インバータやスイッチング電源は現在も技術開発が盛んに進められていますが、この動きを加速させているのが世界中でムーブメントとなっているEVシフトです。ヨーロッパや中国、インドなど、多くの国々はガソリン・ディーゼル車の販売禁止時期を定めていて電気自動車への切り替えを促しています。電気自動車の市場成長が確実となる中、自動車メーカー各社の目下の課題はクルマの性能や航続距離、使い勝手に大きく影響するインバータの開発になるというわけです。

そんな中で、電気自動車用インバータのスイッチに使われるトランジスタやダイオードでは、大きな技術革新が進行中です。
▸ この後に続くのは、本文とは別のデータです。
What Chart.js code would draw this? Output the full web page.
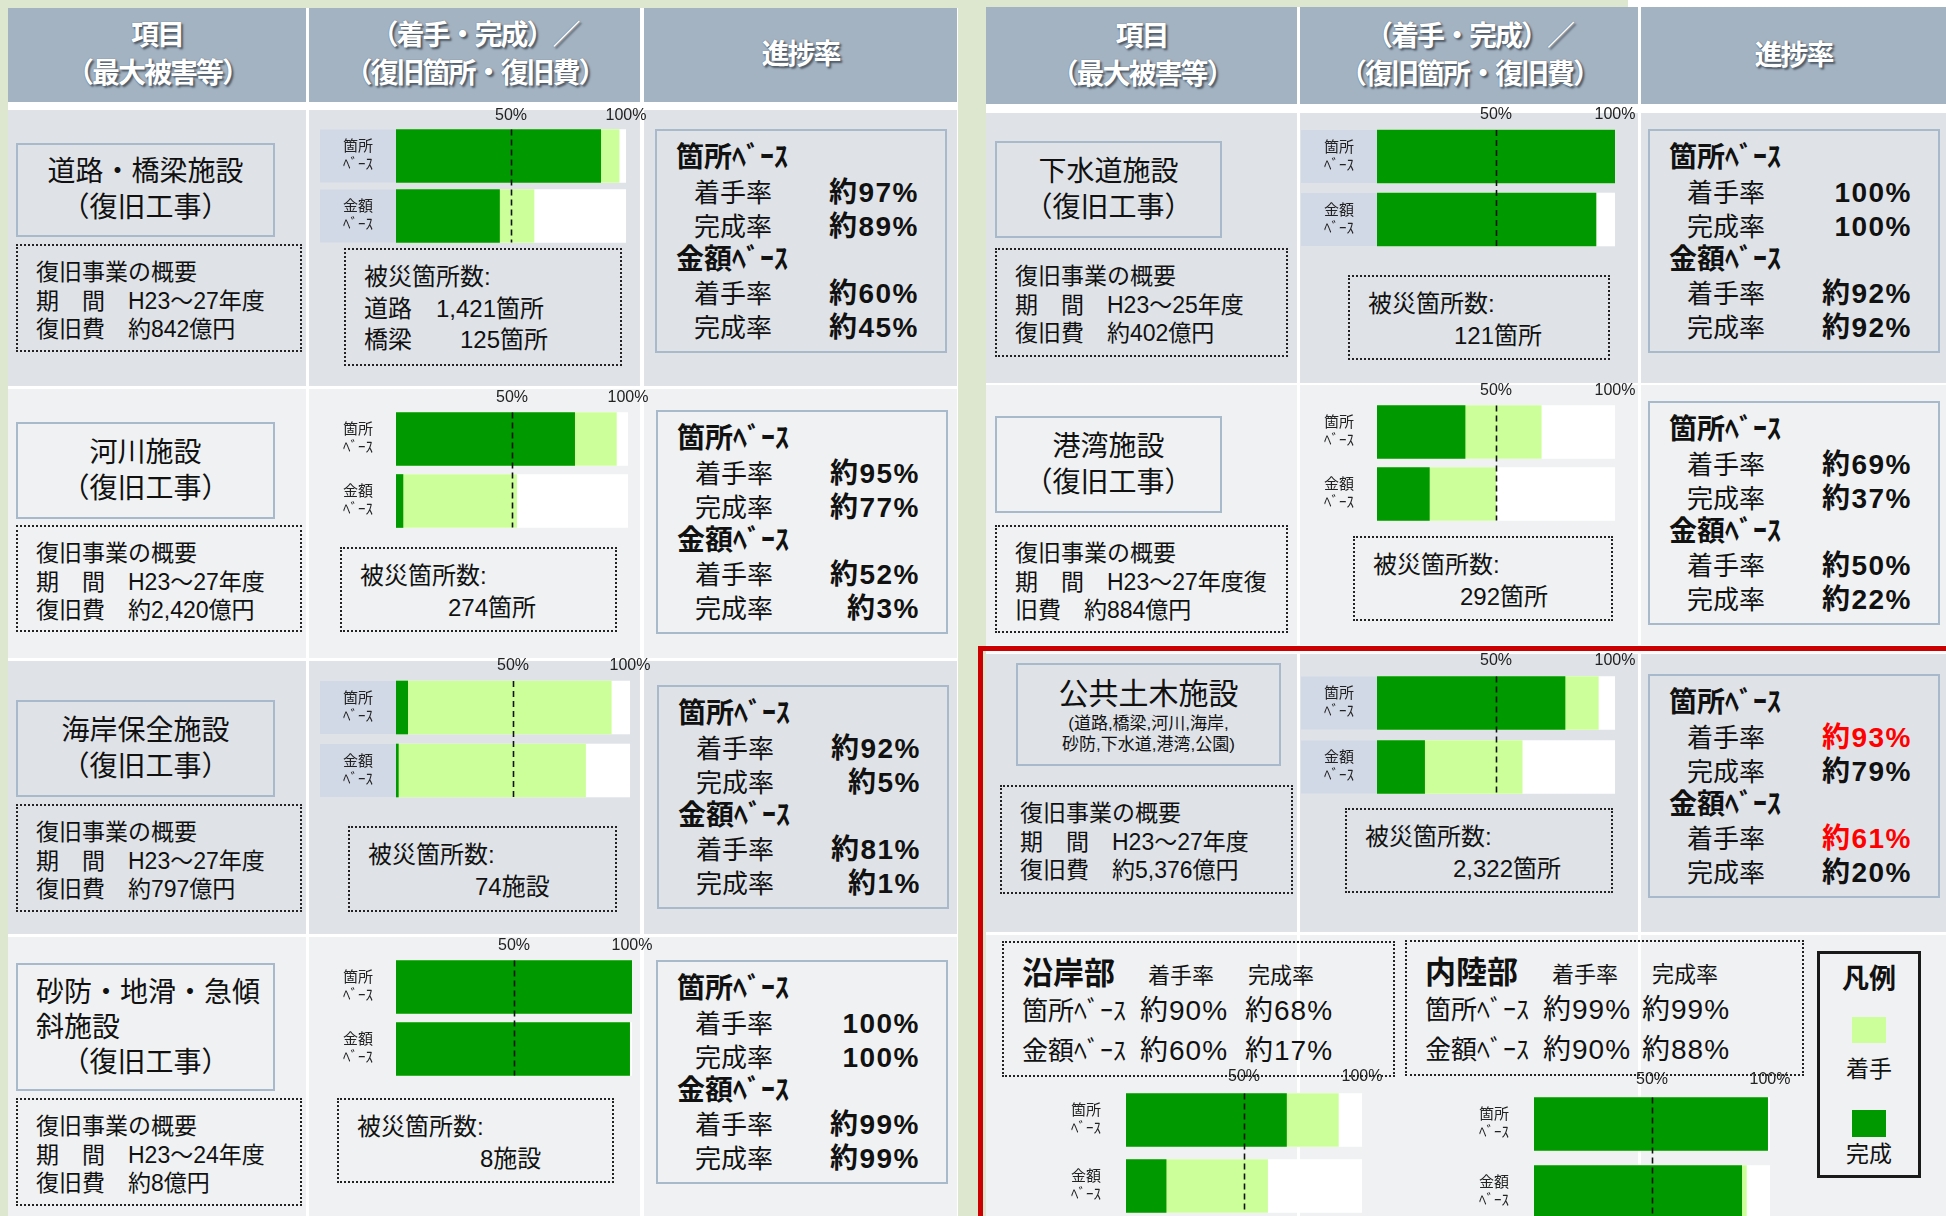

これまで半導体の素材は主にシリコンが使用されていました。しかし、新素材のシリコンカーバイド(SiC)に変えることで、より高効率かつ、高い周波数でのスイッチングが可能です。SiCベースの半導体でスイッチを構成すれば、インバータの大きさや電力変換時の損失が半減するといわれており、電気自動車だけでなく、鉄道やメガソーラー、工場設備など、高電圧の電力を扱う分野での活用が広がりつつあります。

インバータなどのスイッチを構成する半導体に技術革新が起きている

また、家庭用電源レベルの比較的低電圧の電力を扱うインバータやACアダプタでも窒化ガリウム(GaN)という新しい半導体材料が研究されています。これはスイッチング電源の動作周波数をさらに高めることができるため、ACアダプタを今よりも一層小さくできる可能性があります。

SiCやGaNといった新材料をベースにしたスイッチを利用するためには、動きを制御するための新たな制御回路が必要になります。これまではシリコンベースの半導体をスイッチとして使うことを前提にした制御回路が作られてきました。しかし、今後新材料に対応した制御回路の開発はますます活発化していくことでしょう。この分野の技術に対する需要は極めて高く、付加価値の高い回路設計者を目指す人にとっては見逃せません。